It has been a number of years since I was introduced to the concept of white privilege. A number of years ago, I had the opportunity to hear Paula Rothenburg speak to a small group when I was attending St. Cloud State. She introduced me to the concept of “White Privilege”, which was the title of her book. Here is a link from Facebook that demonstrates very clearly how those of us with privilege can play an important role toward racial equality. It is short and the woman narrating is articulate in presenting her case.

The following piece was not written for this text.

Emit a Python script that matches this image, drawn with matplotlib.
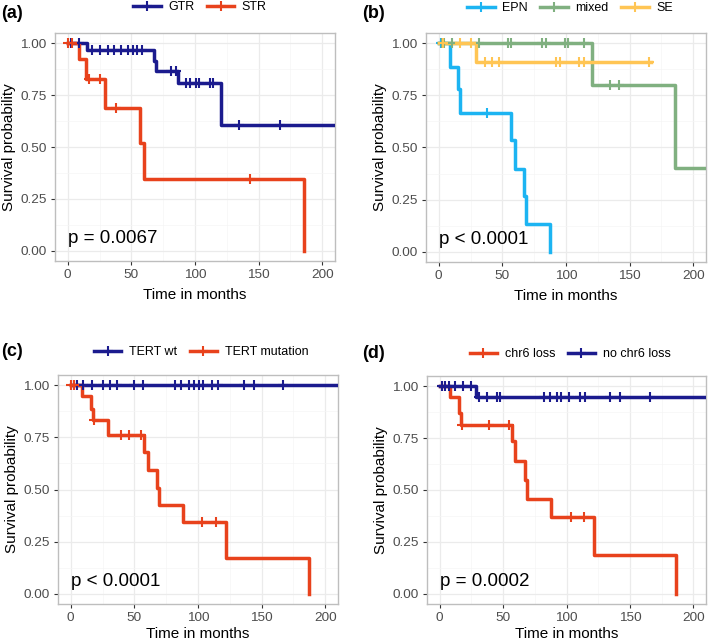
import matplotlib
matplotlib.use('Agg')
import matplotlib.pyplot as plt
from matplotlib.lines import Line2D
import numpy as np

plt.rcParams['font.family'] = ['Liberation Sans', 'DejaVu Sans']

# ---- data ----
# (a) extent of resection
GTR_t = [0, 15, 67.7, 69.5, 86.6, 120.7, 215]
GTR_s = [1, 0.968, 0.915, 0.867, 0.808, 0.605, 0.605]
GTR_cens = [2.6, 9.2, 19, 25.5, 31.5, 36, 42, 47, 51, 54.5, 58, 81.4, 85.3,
            93.2, 95.8, 101, 102.9, 111.5, 114.2, 134.4, 166.7]
STR_t = [0, 8.7, 14.4, 28.9, 56.4, 59.6, 185.6]
STR_s = [1, 0.923, 0.829, 0.688, 0.517, 0.344, 0]
STR_cens = [0.5, 3, 17, 25, 38, 143]

# (b) histology
EPN_t = [0, 8.9, 14.9, 16.9, 57.1, 59.7, 67, 68.8, 87.4]
EPN_s = [1, 0.887, 0.78, 0.664, 0.534, 0.397, 0.265, 0.132, 0]
EPN_cens = [1.5, 38.3]
mixed_t = [0, 120.5, 185.7, 215]
mixed_s = [1, 0.80, 0.40, 0.40]
mixed_cens = [2.5, 4.5, 10.5, 31.8, 54.5, 56.6, 81, 84.5, 99, 101.5, 114, 134.5, 142]
SE_t = [0, 29.2, 167]
SE_s = [1, 0.912, 0.912]
SE_cens = [3, 17, 25, 36, 42, 47.5, 92, 95, 110, 114, 165]

# (c) TERT status
wt_t = [0, 215]
wt_s = [1, 1]
wt_cens = [2.5, 5, 9.5, 17, 25, 31, 36, 49.5, 57, 82, 86.6, 93, 96.5, 101, 104,
           110.7, 115.5, 136, 143.8, 166.7]
mut_t = [0, 8.7, 15.7, 17.6, 29.4, 57.7, 60.4, 67.7, 69, 87.9, 122, 186.9]
mut_s = [1, 0.95, 0.886, 0.832, 0.763, 0.678, 0.595, 0.507, 0.427, 0.342, 0.171, 0]
mut_cens = [0.5, 2.5, 18.5, 39.5, 46, 55, 103, 114]

# (d) chr6 status
chr6_t = [0, 7.9, 15, 16.8, 57, 59.6, 67, 68.8, 87.7, 121.3, 186.4]
chr6_s = [1, 0.947, 0.872, 0.815, 0.738, 0.642, 0.547, 0.457, 0.369, 0.185, 0]
chr6_cens = [1.5, 17.5, 38.5, 54.5, 103.5, 114]
no6_t = [0, 28.9, 215]
no6_s = [1, 0.949, 0.949]
no6_cens = [1.5, 4, 7, 12, 18.5, 25, 31, 37, 45, 47.5, 82, 87, 92.5, 96, 101.6,
            110.8, 114.7, 134.4, 142.3, 165.9]

NAVY = '#1B1B8E'
RED = '#E8421C'
BLUE = '#1CB4F2'
GREEN = '#80B080'
YELLOW = '#FFC554'

W, H = 708, 644


def px_rect(left, top, right, bottom):
    return [left / W, 1 - bottom / H, (right - left) / W, (bottom - top) / H]


def surv_at(t, times, surv):
    idx = np.searchsorted(times, t, side='right') - 1
    return np.asarray(surv)[idx]


def km_panel(fig, rect, curves, pval, tag, tag_xy, legend_xy, xpad=5):
    ax = fig.add_axes(px_rect(*rect))
    for label, times, surv, cens, color in curves:
        ax.step(times, surv, where='post', color=color, lw=2.5, zorder=3)
        ax.plot(cens, surv_at(cens, times, surv), ls='none', marker='+',
                ms=7.5, mew=1.5, color=color, zorder=4)
    ax.set_xlim(-10, 210)
    ax.set_ylim(-0.05, 1.05)
    ax.set_xticks([0, 50, 100, 150, 200])
    ax.set_xticks([25, 75, 125, 175], minor=True)
    ax.set_yticks([0, 0.25, 0.5, 0.75, 1])
    ax.set_yticklabels(['0.00', '0.25', '0.50', '0.75', '1.00'])
    ax.set_yticks([0.125, 0.375, 0.625, 0.875], minor=True)
    ax.grid(which='major', color='#EBEBEB', lw=0.9)
    ax.grid(which='minor', color='#F5F5F5', lw=0.5)
    ax.set_axisbelow(True)
    ax.tick_params(which='minor', length=0)
    ax.tick_params(which='major', length=3, color='#333333', width=0.8,
                   labelsize=9.7, labelcolor='#4D4D4D', pad=3)
    for sp in ax.spines.values():
        sp.set_color('#BEBEBE')
        sp.set_linewidth(1)
    ax.set_xlabel('Time in months', fontsize=11, labelpad=xpad)
    ax.set_ylabel('Survival probability', fontsize=11, labelpad=3)
    ax.text(0, 0.06, pval, fontsize=13.5, ha='left', va='center', zorder=5)
    fig.text(tag_xy[0] / W, 1 - tag_xy[1] / H, tag, fontweight='bold',
             fontsize=13, ha='left', va='center')
    handles = [Line2D([], [], color=c[4], lw=2.5, marker='+', ms=7.5, mew=1.5)
               for c in curves]
    labels = [c[0] for c in curves]
    fig.legend(handles, labels, loc='center',
               bbox_to_anchor=(legend_xy[0] / W, 1 - legend_xy[1] / H),
               ncol=len(curves), frameon=False, fontsize=9, handlelength=2.2,
               columnspacing=1.0, handletextpad=0.6, borderpad=0)
    return ax


fig = plt.figure(figsize=(W / 100, H / 100), dpi=100)

km_panel(fig, (55, 33, 335, 261),
         [('GTR', GTR_t, GTR_s, GTR_cens, NAVY),
          ('STR', STR_t, STR_s, STR_cens, RED)],
         'p = 0.0067', '(a)', (1, 13), (200, 7))

km_panel(fig, (426, 33, 706, 262),
         [('EPN', EPN_t, EPN_s, EPN_cens, BLUE),
          ('mixed', mixed_t, mixed_s, mixed_cens, GREEN),
          ('SE', SE_t, SE_s, SE_cens, YELLOW)],
         'p < 0.0001', '(b)', (362, 13), (570, 8))

km_panel(fig, (58, 375, 338, 604),
         [('TERT wt', wt_t, wt_s, wt_cens, NAVY),
          ('TERT mutation', mut_t, mut_s, mut_cens, RED)],
         'p < 0.0001', '(c)', (1, 352), (201, 352), xpad=2)

km_panel(fig, (427, 376, 706, 604),
         [('chr6 loss', chr6_t, chr6_s, chr6_cens, RED),
          ('no chr6 loss', no6_t, no6_s, no6_cens, NAVY)],
         'p = 0.0002', '(d)', (362, 354), (570, 354), xpad=2)

fig.savefig('out.png', dpi=100)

Rothenburg opened my eyes to the idea of the white privilege that I myself have, but there are other areas where there is an imbalance of power in which we are all players. Recently Minnesota passed a marriage amendment. I know for a fact that it was the strategy for those campaigning for the amendment to show in its media blitzes straight couples speaking for the right of gay couples to marry. It worked. Those running the campaign knew where the power was.

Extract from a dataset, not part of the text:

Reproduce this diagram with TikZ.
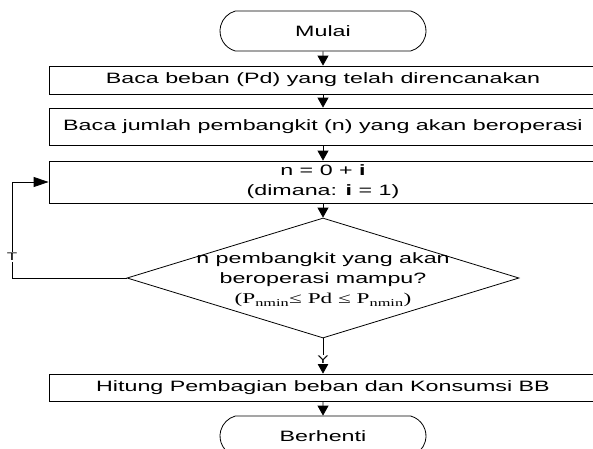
\documentclass[tikz,border=0pt]{standalone}
\usepackage{fontspec}
\setmainfont{Liberation Sans}[FakeStretch=1.55]
\newfontfamily\timesfont{Liberation Serif}[FakeStretch=1.55]
\usetikzlibrary{shapes.geometric,shapes.misc,arrows.meta}

\begin{document}
\begin{tikzpicture}[x=1pt,y=-1pt,line width=0.8pt,
        every node/.style={font=\fontsize{15}{20}\selectfont},
        procbox/.style={draw,rectangle,minimum width=548pt,inner sep=0pt},
        termbox/.style={draw,rounded rectangle,rounded rectangle arc length=150,
            minimum width=206pt,minimum height=40pt,inner sep=0pt},
        decbox/.style={draw,diamond,minimum width=392pt,minimum height=120pt,inner sep=0pt},
        arr/.style={-{Triangle[length=10pt,width=11pt]}},
        harr/.style={-{Triangle[length=15pt,width=10pt]}},
        lbl/.style={fill=white,inner sep=1pt,font=\fontsize{11}{11}\selectfont}]
    \useasboundingbox (0,0) rectangle (593,448);

    \node[termbox] (mulai) at (323,31) {Mulai};
    \node[procbox,minimum height=28pt] (baca1) at (323,80) {Baca beban (Pd) yang telah direncanakan};
    \node[procbox,minimum height=37pt] (baca2) at (323,126.5) {Baca jumlah pembangkit (n) yang akan beroperasi};
    \node[procbox,minimum height=42pt,align=center] (nset) at (323,182)
        {n = 0 + \textbf{i}\\(dimana: \textbf{i} = 1)};
    \node[decbox] (cek) at (323,278) {};
    \node[align=center,inner sep=0pt] (cektxt) at (323,280)
        {n pembangkit yang akan\\beroperasi mampu?\\
         {\timesfont\fontsize{15}{15}\selectfont (P\textsubscript{nmin}≤ Pd ≤ P\textsubscript{nmin})}};
    \node[procbox,minimum height=27pt] (hitung) at (323,387.5) {Hitung Pembagian beban dan Konsumsi BB};
    \node[termbox] (stop) at (323,436) {Berhenti};

    \coordinate (lpb) at (12,278);
    \coordinate (lpt) at (12,182);

    \path (mulai) edge[arr] (baca1);
    \path (baca1) edge[arr] (baca2);
    \path (baca2) edge[arr] (nset);
    \path (nset) edge[arr] (cek);
    \path (cek) edge[arr] node[lbl,pos=0.6] {Y} (hitung);
    \path (hitung) edge[arr] (stop);
    \draw[harr] (cek.west) -- (lpb) -- node[lbl,pos=0.22] {T} (lpt) -- (nset.west);
\end{tikzpicture}
\end{document}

I am neither black nor gay, but I am part of another group that still suffers oppression greatly in many other countries and in our own country as well. I am a woman in a world of white male privilege. I have had my share of dismissive attitudes from men over the years. as well as sexual violations. What I notice lately is the call to men to speak out against rape and for equal pay and benefits for women. The poor also suffer discrimination and stereotyping and need the voices of those of us in the middle and upper “class” to speak on their behalf. It may feel humiliating to those whose group identity is suffering oppression to have to turn to the group that is guilty of oppression, but it is what works. When Jesus talked about the poor and the disenfranchised he addressed those in power to change their attitudes and behaviors. To those who suffered oppression, he offered love and his voice from his own position of power.